12–1 pm | FREE | Register now
The American Federation of Arts (AFA), in partnership with the Utah Museum of Fine Arts (UMFA), is pleased to invite you to a panel discussion with three artists featured in the AFA traveling exhibition, Black Refractions: Highlights from The Studio Museum in Harlem.
Artists Maren Hassinger, Adia Millett, and Shinique Smith embrace multifaceted approaches to making. Informed by the traditions of craft, dance, assemblage, public art, and more, they utilize innovative materials and processes to reflect on personal identify, shared experience, and the interconnectivity among living things.
This panel discussion will focus on how these artists harness the resonance of materials, the power of abstraction, and the spirit of experimentation to explore relationships between the natural and industrial worlds and between private narratives and collective histories.
Panelists:
Maren Hassinger | Artist
Adia Millett | Artist
Shinique Smith | Artist
Moderator:
Whitney Tassie | Senior Curator, Utah Museum of Fine Arts
About the Event
Please note this event will take place at 2:00pm Eastern Standard Time.
This is a live event via Zoom Webinar. You do NOT need a Zoom account in order to join the webinar.
A link to attend the webinar is included in your confirmation email. A reminder email with the attendee link will also be sent to you prior to the event.
About the Artists
Maren Hassinger lives and works in New York.

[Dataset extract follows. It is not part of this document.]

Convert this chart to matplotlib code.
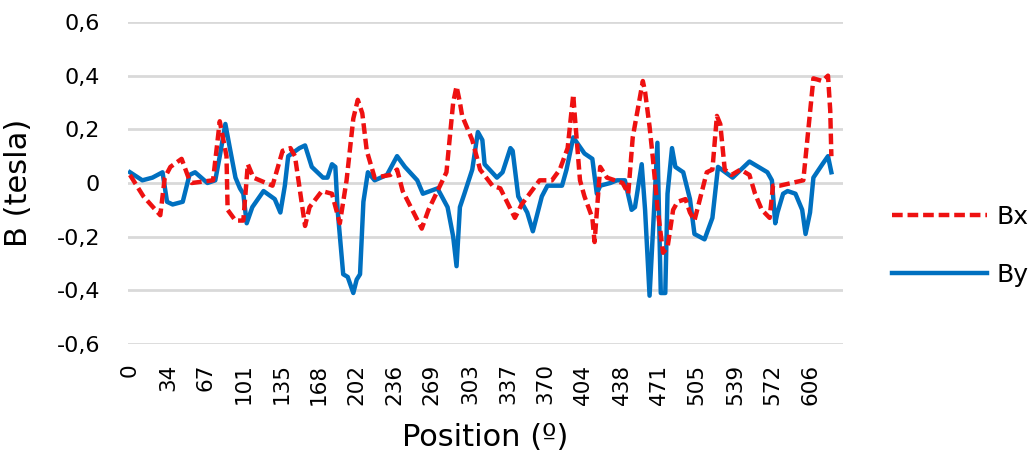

She received her BA from Bennington College and her MFA in Fiber Structure from UCLA. She has exhibited widely in both the United States and abroad with a current solo exhibition, Nature, Sweet Nature, at the Aspen Art Museum and a public installation, Monument, in Washington, D.C. Her work is also on view in the exhibition, Knotted, Torn, Scattered: Sculpture after Abstract Expressionism, at the Guggenheim Museum. In April 2021, she will have a solo exhibition at Susan Inglett Gallery, NYC. Last year, Hassinger was commissioned to make an original work for Duro Olowu’s exhibition, Seeing Chicago, at MOCA Chicago. Her work was recently featured in the inaugural installation of the newly renovated MoMA, as a site-specific installation Monuments at Marcus Garvey Park in partnership with the Studio Museum in Harlem, and in solo presentations at the Boca Raton Museum of Art, the Baltimore Museum of Art, and the Spelman College Museum of Art. She is the recipient of many awards and honors including grants from the Louis Comfort Tiffany Foundation, and Pollock-Krasner Foundation. Her work can be found in the permanent collections of MoMA; the Guggenheim; the Whitney Museum; the Studio Museum in Harlem; the Art Institute of Chicago; and LACMA, among others.
Adia Millett, originally from Los Angeles, received a BFA from the UC Berkeley and an MFA from Cal Arts. Millett’s recent solo exhibitions include shows at The California African American Museum, The San Jose Quilt and Textile Museum, Traywick Contemporary and Galerie Du Monde in Hong Kong. She has been included in exhibitions at the Oakland Museum, The Museum of African Diaspora, PS1, The Studio Museum in Harlem, The Craft and Folk Museum in LA; The New Museum, The Museum of Contemporary Art in Atlanta; The Contemporary Art Center, New Orleans, the Contemporary Art Center of Virginia. Millett has taught at Columbia College in Chicago, UC Santa Cruz, Cooper Union in NY, and California College of the Arts. Millett currently lives and works in Oakland, California.
Shinique Smith is a Los Angeles based painter and sculptor known for her monumental abstractions of calligraphy textiles and collage. Smith’s personal histories and belongings intertwine with thoughts of the vast nature of ‘things’ that we consume and discard and how objects resonate on an intimate and social scale. Over the last twenty years, Smith has gleaned visual poetry from vintage clothing and explored concepts of ritual through tying, writing and gestures inspired by her travels and her early graffiti roots in Baltimore. Through her process, Smith builds a complex material vocabulary that deftly interweaves brushstrokes, private narratives and symbolism for the viewer to divine and intuit. Smith’s practice operates at the convergence of consumption, displacement and spiritual sanctuary, revealing connections across space, time, and place to suggest the possibility of constructing worlds renewed by hopeful delight.